Enter the drones. As though by miraculum ex machina, the U.S. can target and eliminate enemy combatants without deploying a single boot to a warzone of the whole. But as with all developments in war, there are costs. Some induce nightmares. For liberals who cannot reconcile the costs with the values, the totality of these issues constitutes a moral event horizon for Obama. Many of these disaffected are understandably wary of jumping on the Gary Johnson bandwagon. But I’ll go out on an olive branch and suggest a Romney presidency has more to offer the progressively malcontent than meets the gag reflex.

The persistent criticism about the current administration’s approach to war, which is only partly about drones, is that Obama is the same or worse than “the neo-conservative policy” of George W. Bush. It demands the question, if Obama is already so terrible—even while he promised to be otherwise—what exactly is so frightening about a potential Romney administration? Last I checked, it was Barack Obama who established a framework for killing American children without due process and formalized indefinite detention.

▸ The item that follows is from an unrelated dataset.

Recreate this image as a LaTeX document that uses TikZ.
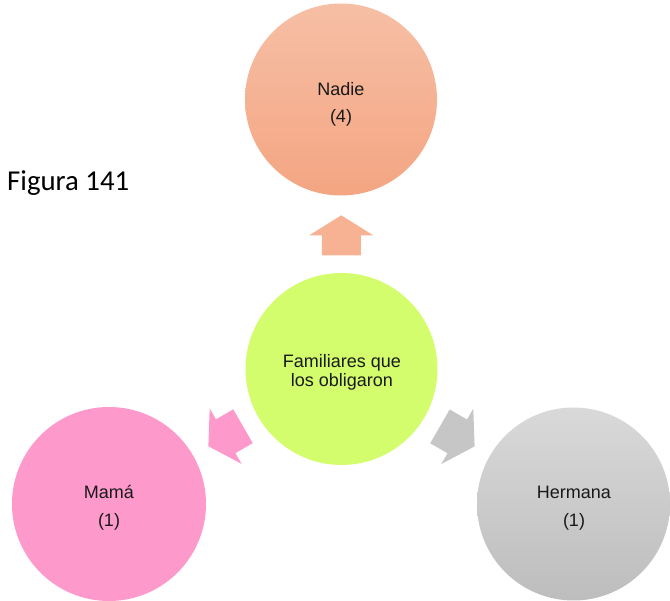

And these new bureaucratic tools will be, in the words of the ACLU’s Jameel Jaffer, “available to every future president against every future enemy or purported enemy.”

Love or hate him, Mitt Romney is upfront about his foreign policy ideas and concerns, from confronting our enemies to defending human rights. At most, he will do what he says. Otherwise, he will pleasantly surprise you. Compare this to the promise of a big game to earn a premature Nobel Peace Prize. President Obama has reduced you, his liberal base, to enabling the legitimacy of policies you fought so hard to destroy, from waiving sanctions on countries that use child soldiers to waging another war abroad—ignoring congressional oversight for either—to codifying military commissions and extraordinary rendition to escalating warrantless surveillance of Americans. (For the record, even “prominent neoconservative” Charles Krauthammer is arguing for limits on drones and surveillance of Americans.)

We all know that war is neither painless nor clean, and collateral damage is as heartbreaking as it is inevitable. But which would you prefer, the rhetorical embrace of a friend who stabs you in the back—from the safety of a remote machine—as you shield his treachery from criticism, or the political opponent who, at the very least, will put his cards on the table and allow you the opportunity to defend your values, such as they are?

I don’t know about you, but I prefer my devils where I can see them. It makes for an easier kill peacekeeping.